▸ Task goal: Omit all pictures, then retype the data exactly as given.

▸ Recorded information:
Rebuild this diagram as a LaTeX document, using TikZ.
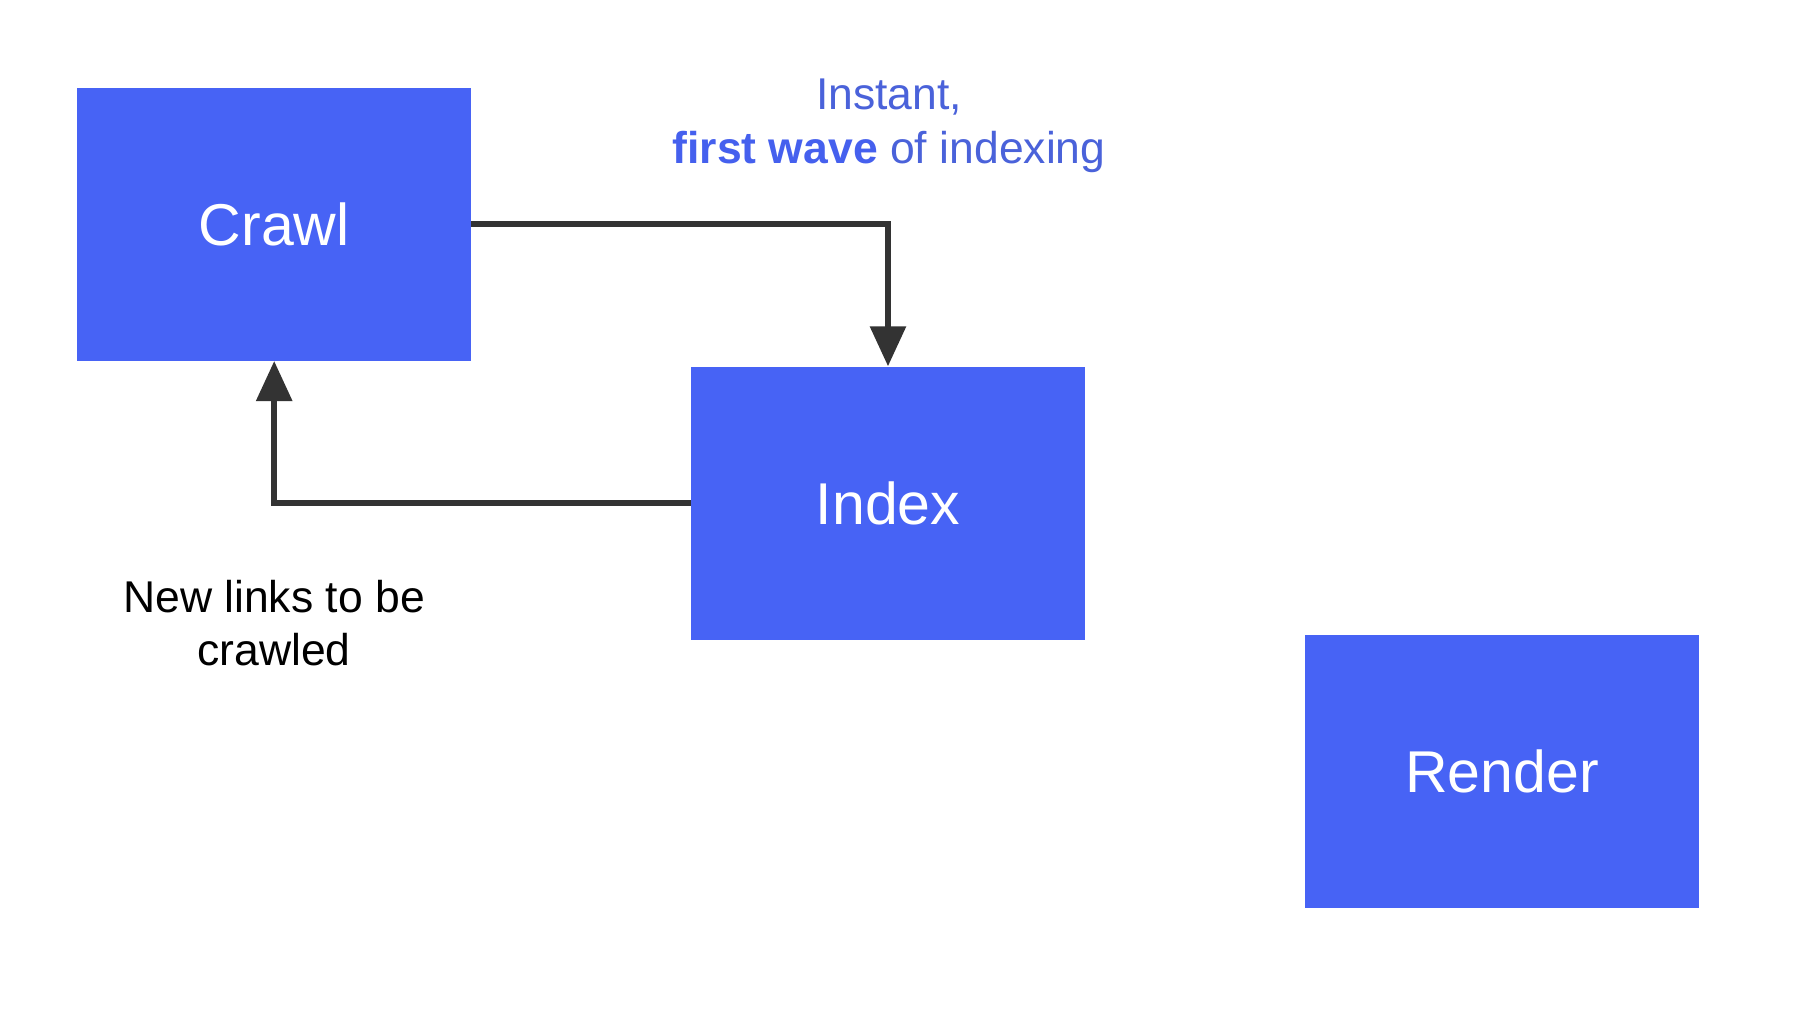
\documentclass[tikz,border=0pt]{standalone}
\usepackage{fontspec}
\setmainfont{Liberation Sans}
\usetikzlibrary{arrows.meta}
\definecolor{boxblue}{HTML}{4763F5}
\definecolor{txtblue}{HTML}{4A62DA}
\definecolor{boldblue}{HTML}{4560EE}
\definecolor{arrowgray}{HTML}{333333}
\begin{document}
\begin{tikzpicture}[x=1pt,y=-1pt,
  stagebox/.style={fill=boxblue,draw=none,minimum width=394pt,minimum height=273pt,inner sep=0pt,text=white,font=\fontsize{59}{70}\selectfont},
  flow/.style={draw=arrowgray,line width=6pt,-{Triangle[length=40pt,width=35pt]}},
  lbl/.style={anchor=base,inner sep=0pt,font=\fontsize{44.5}{54}\selectfont}]
\useasboundingbox (0,0) rectangle (1813,1020);
\fill[white] (0,0) rectangle (1813,1020);
\node[stagebox] (crawl) at (274.2,224.3) {Crawl};
\node[stagebox] (index) at (888,503) {Index};
\node[stagebox] (render) at (1502,771) {Render};
\node[lbl,text=txtblue] (t1) at (889,109) {Instant,};
\node[lbl,text=txtblue] (t2) at (889,163) {\textcolor{boldblue}{\textbf{first wave}} of indexing};
\node[lbl,text=black] (n1) at (274,612) {New links to be};
\node[lbl,text=black] (n2) at (274,665) {crawled};
\draw[flow] (crawl.east) -| (index.north);
\draw[flow] (index.west) -| (crawl.south);
\end{tikzpicture}
\end{document}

▸ Solution to this exercise:
Rebuild this diagram as a LaTeX document, using TikZ.
\documentclass[tikz,border=0pt]{standalone}
\usepackage{fontspec}
\setmainfont{Liberation Sans}
\usetikzlibrary{arrows.meta}
\definecolor{boxblue}{HTML}{4763F5}
\definecolor{txtblue}{HTML}{4A62DA}
\definecolor{boldblue}{HTML}{4560EE}
\definecolor{arrowgray}{HTML}{333333}
\begin{document}
\begin{tikzpicture}[x=1pt,y=-1pt,
  stagebox/.style={fill=boxblue,draw=none,minimum width=394pt,minimum height=273pt,inner sep=0pt,text=white,font=\fontsize{59}{70}\selectfont},
  flow/.style={draw=arrowgray,line width=6pt,-{Triangle[length=40pt,width=35pt]}},
  lbl/.style={anchor=base,inner sep=0pt,font=\fontsize{44.5}{54}\selectfont}]
\useasboundingbox (0,0) rectangle (1813,1020);
\fill[white] (0,0) rectangle (1813,1020);
\node[stagebox] (crawl) at (274.2,224.3) {Crawl};
\node[stagebox] (index) at (888,503) {Index};
\node[stagebox] (render) at (1502,771) {Render};
\node[lbl,text=txtblue] (t1) at (889,109) {Instant,};
\node[lbl,text=txtblue] (t2) at (889,163) {\textcolor{boldblue}{\textbf{first wave}} of indexing};
\node[lbl,text=black] (n1) at (274,612) {New links to be};
\node[lbl,text=black] (n2) at (274,665) {crawled};
\draw[flow] (crawl.east) -| (index.north);
\draw[flow] (index.west) -| (crawl.south);
\end{tikzpicture}
\end{document}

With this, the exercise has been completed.